Викарий присел рядом, и внезапно до него дошло, что от Богислава не несет неприятным запахом. Человек, который уже шестьдесят лет живет под землей, не моется — и не воняет. В штреке воняло, в самой пещере тоже чувствовался запах душной затхлости, но вот сам отшельник запаха не имел.
— Пан ксёндз помнит формулы по латыни?
— Помню, — ответил Тшаска. И они начали.
Перед викарием открылся мир воплей в темноту, мир пугающего одиночества, которое, раз за разом, прерывается ужасными посещениями чудищ, которым, похоже, до подземного скита совсем близко. Мир страха и покрытых чешуей лап, которые из ненависти ко всему, что свято, затыкают нос и уста спящему. Мир громадной, скручивающей тоски по золотому полю пшеницы, ладони в руке отца и прикосновению колосьев, по солнцу, такому жаркому, что волосы сохнут сразу же после выхода из реки. Мир страшнейших вопросов: а вдруг все это напрасно? И когда он нажал на спусковой крючок, а тело девушки вздрогнуло, из-за того, что его рванул кусок свинца. И приходят к нему все, которых он когда-то убил — это «когда-то» такое отдаленное, для ксёндза Богислав точно так же мог бы рассказывать о зверствах галльской войны — а он их боится, дрожит от испуга, что его схватят и потянут его в преисподнюю, от которой из подземелья так близко.
—
Голова отшельника опирается на плечо ксёндза, божий человек всхлипывает, когда руки ксёндза очерчивают знак креста, сопровождая латинские слова. Вот могущество, зачарованное в слабость, поражение в победе, величие в малости, святость в грешности. Преступник, который кается за грехи собственные и всего мира. Камедул преисподней, закопанный в подземельях, который обрек на молчание не только собственные уши, но и глаза на вечную слепоту.
Шахтерские лампочки осветили божественную тьму. Горняки устанавливают в келье, под угольным пластом, алтарь, зажигают на нем свечи. Они же вручают ксёндзу Янечку старый служебник.
И в адской пропасти, практически касаясь подошвами рогов самого Повелителя Мух[88]

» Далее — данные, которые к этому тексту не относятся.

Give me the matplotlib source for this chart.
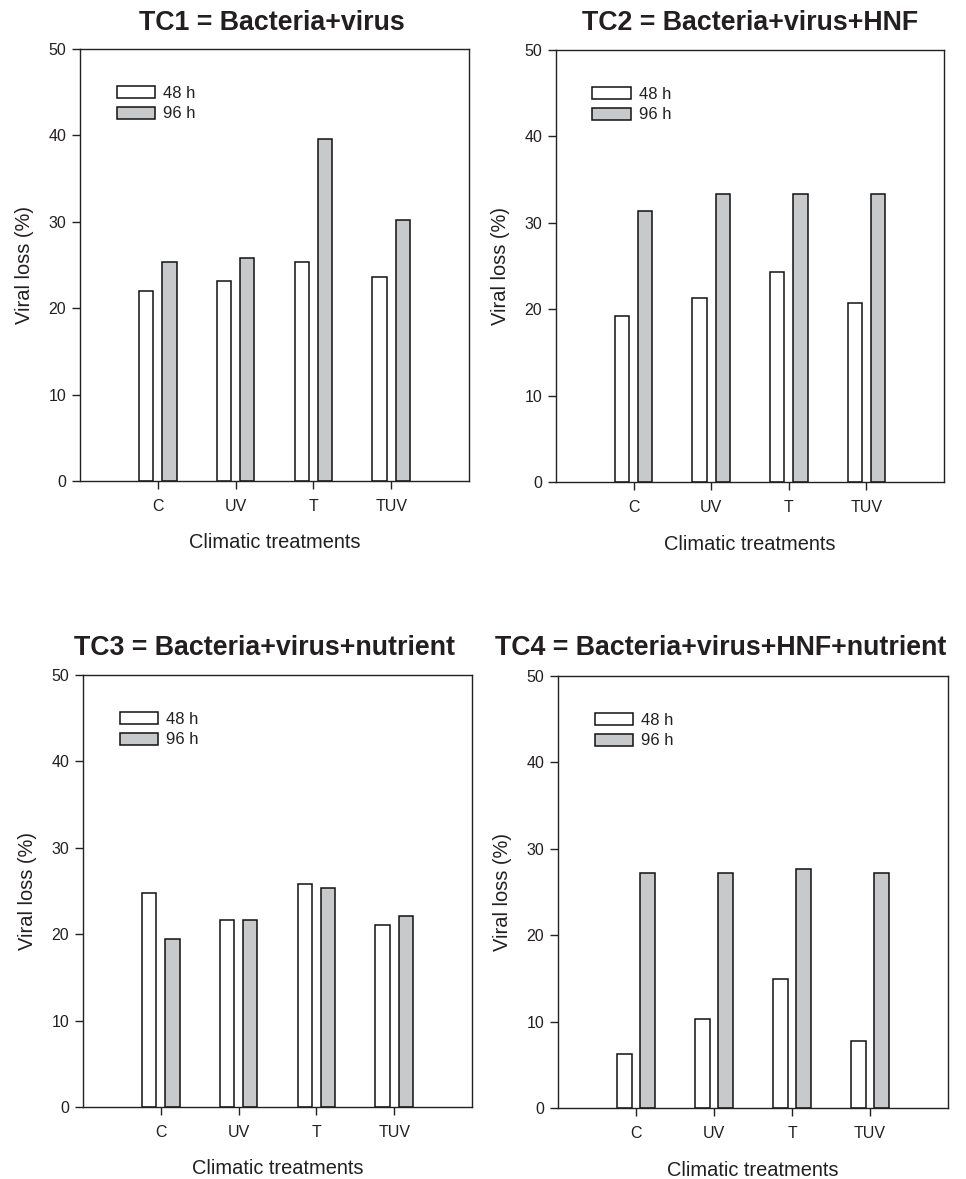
import matplotlib
matplotlib.use("Agg")
import matplotlib.pyplot as plt
import numpy as np

plt.rcParams['font.family'] = ['Liberation Sans', 'DejaVu Sans']

# ---- data ----
categories = ['C', 'UV', 'T', 'TUV']
series_labels = ['48 h', '96 h']
titles = ['TC1 = Bacteria+virus', 'TC2 = Bacteria+virus+HNF',
          'TC3 = Bacteria+virus+nutrient', 'TC4 = Bacteria+virus+HNF+nutrient']
tc1_48 = [22.0, 23.2, 25.35, 23.65]
tc1_96 = [25.3, 25.85, 39.6, 30.25]
tc2_48 = [19.2, 21.3, 24.3, 20.75]
tc2_96 = [31.35, 33.35, 33.35, 33.35]
tc3_48 = [24.8, 21.65, 25.85, 21.1]
tc3_96 = [19.5, 21.65, 25.3, 22.15]
tc4_48 = [6.25, 10.3, 14.9, 7.75]
tc4_96 = [27.2, 27.2, 27.7, 27.2]
y_ticks = [0, 10, 20, 30, 40, 50]
xlabel = 'Climatic treatments'
ylabel = 'Viral loss (%)'

W, H = 966, 1179
fig = plt.figure(figsize=(W / 100, H / 100), dpi=100)

TEXT = '#231f20'
GRAY = '#c8c9cb'

# (left, right, top, bottom) in pixels; title center (x, y) in pixels
panels = [
    ((80, 469, 49, 481), (272, 23), tc1_48, tc1_96),
    ((556, 944, 50, 482), (750, 23), tc2_48, tc2_96),
    ((83, 472, 675, 1107), (264, 648), tc3_48, tc3_96),
    ((558, 948, 676, 1108), (721, 648), tc4_48, tc4_96),
]

x = np.arange(1, len(categories) + 1)
bw = 0.185
off = 0.15

for i, ((l, r, t, b), (tx, ty), d48, d96) in enumerate(panels):
    ax = fig.add_axes([l / W, 1 - b / H, (r - l) / W, (b - t) / H])
    ax.bar(x - off, d48, width=bw, color='white', edgecolor='#111111',
           linewidth=1.1, label=series_labels[0], zorder=2)
    ax.bar(x + off, d96, width=bw, color=GRAY, edgecolor='#111111',
           linewidth=1.1, label=series_labels[1], zorder=2)
    ax.set_xlim(0, 5)
    ax.set_ylim(0, 50)
    ax.set_yticks(y_ticks)
    ax.set_xticks(x)
    ax.set_xticklabels(categories)
    ax.tick_params(axis='both', direction='out', length=6, width=1.0,
                   colors='#222222', labelsize=11.5, labelcolor=TEXT)
    ax.tick_params(axis='x', pad=7)
    ax.tick_params(axis='y', pad=4)
    for s in ax.spines.values():
        s.set_linewidth(1.0)
        s.set_color('#222222')
    ax.set_xlabel(xlabel, fontsize=14.4, color=TEXT, labelpad=14)
    ax.set_ylabel(ylabel, fontsize=14.4, color=TEXT, labelpad=10)
    leg = ax.legend(loc='upper left', bbox_to_anchor=(0.094, 0.914),
                    frameon=False, fontsize=12, handlelength=2.3,
                    handleheight=0.75, handletextpad=0.5, labelspacing=0.32,
                    borderpad=0, borderaxespad=0)
    for txt in leg.get_texts():
        txt.set_color(TEXT)
    fig.text(tx / W, 1 - ty / H, titles[i], fontsize=19.3, fontweight='bold',
             ha='center', va='center', color=TEXT)

fig.savefig('out.png', dpi=100)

, ксёндз Янечек проводит Евхаристию, по латыни, в старинном тридентском обряде из служебника отшельника, до которого еще не добралосьКсёндз Тшаска причастил отшельника и стоящих на коленях шахтеров, в подземной каверне воцарилась тишина, прерываемая лишь тихим бормотанием, исходящим из губ Богислава:
— Победишь его огнем, двумя видами пламени. Одно должно гореть при сердце твоем, спрячь там облатки, этим победишь его в себе. А второй, земной огонь, пускай сожжет то тело, которое он принял.
Ксёндз прячет освященные облатки в банку и вешает ее себе на шею. Глаза Теофила Кочика горят, ибо Теофил слышит, как черви переползают между камней и шепотом делятся между собой дьявольскими секретами. Он слышал их, когда все возвращались по черным штрекам, слышал их даже в подъемнике, несмотря на грохот проходящих через блоки тросов и цепей; их голоса, перепуганные и смущенные, утихли лишь после того, как все они выехали на поверхность.
— Они боялись, пан ксёндз, боялись Иисуса, что у ксёндза в этой вот баночке, — прошептал он викарию на ухо, когда уже они тихонько крались через шахтный двор к дыре в ограде.